- Born: c. 1954 Uganda
- Citizenship: Uganda
- Education: Makerere University (Bachelor of Medicine and Surgery) (Master of Medicine in Internal Medicine) Royal College of Physicians (Fellow of the Royal College of Physicians)
- Occupations: Physician, researcher, academic, community leader
- Years active: Since 1980
- Known for: Medical research, leadership
- Title: Professor of Medicine Makerere University College of Health Sciences

= Magid Kagimu =

Ugandan physician (born c. 1954)

Magid Mayanja Kagimu (born c. 1954) is a Ugandan physician, academic and community leader, who serves as Professor of Medicine and Head of the Gastroenterology Division at Makerere University College of Health Sciences, in Kampala, Uganda's capital and largest city.

==Background and education==
Kagimu was born in Buganda circa 1954. He attended local elementary schools. He studied at Kings College Budo for his high school education.

He was admitted to Makerere University Medical School, the oldest school of medicine in East Africa, in 1974. He graduated in 1979 with a Bachelor of Medicine and Bachelor of Surgery (MBChB) degree.
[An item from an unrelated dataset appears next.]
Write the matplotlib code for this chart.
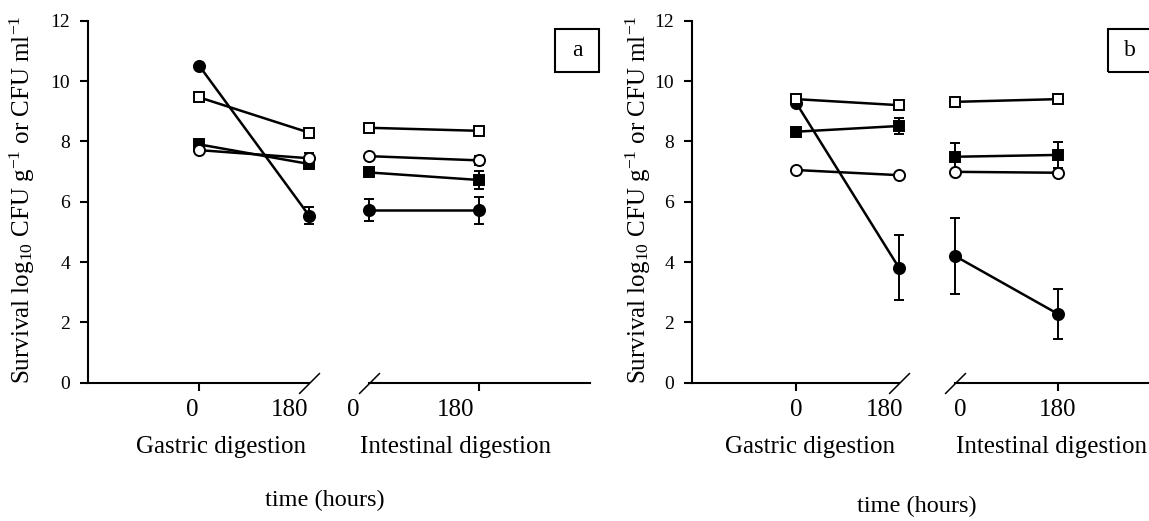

Following a year of internship, and another as a medical officer, he returned to Makerere to pursue a Master of Medicine in Internal Medicine, graduating in 1983. His chosen specialty is gastroenterology.

In 2017, he was elected as a Fellow of the Royal College of Physicians.

==Career==
For a period spanning over 30 years, Kagimu has served as lecturer, senior lecturer, associate professor and full professor in the division of gastroenterology, department of medicine, at Makerere University College of Health Sciences. He concurrently serves as a Senior Consultant gastroenterologist at Mulago National Referral Hospital, the teaching hospital of the medical college.

He is a member of the gastroenterology team that cared for Joyce Moriku, the State Minister of Health for Primary Care, in the Cabinet of Uganda, when she fell ill in November 2017.

==Other roles==
Kagimu serves as the chairman of the Islamic Medical Association of Uganda (IMAU). He also serves as the Secretariat Administrator of the Uganda Gastroenterology Society.

In 2016, when the Embassy of Sweden in Uganda launched a campaign to recognize the critical role that midwives play in Ugandan society, Kagimu was selected by the embassy as one of seven Champions of the Midwives4all campaign. The role of the champions was to mobilize communities, influence policy-makers and encourage young people to consider training as midwives.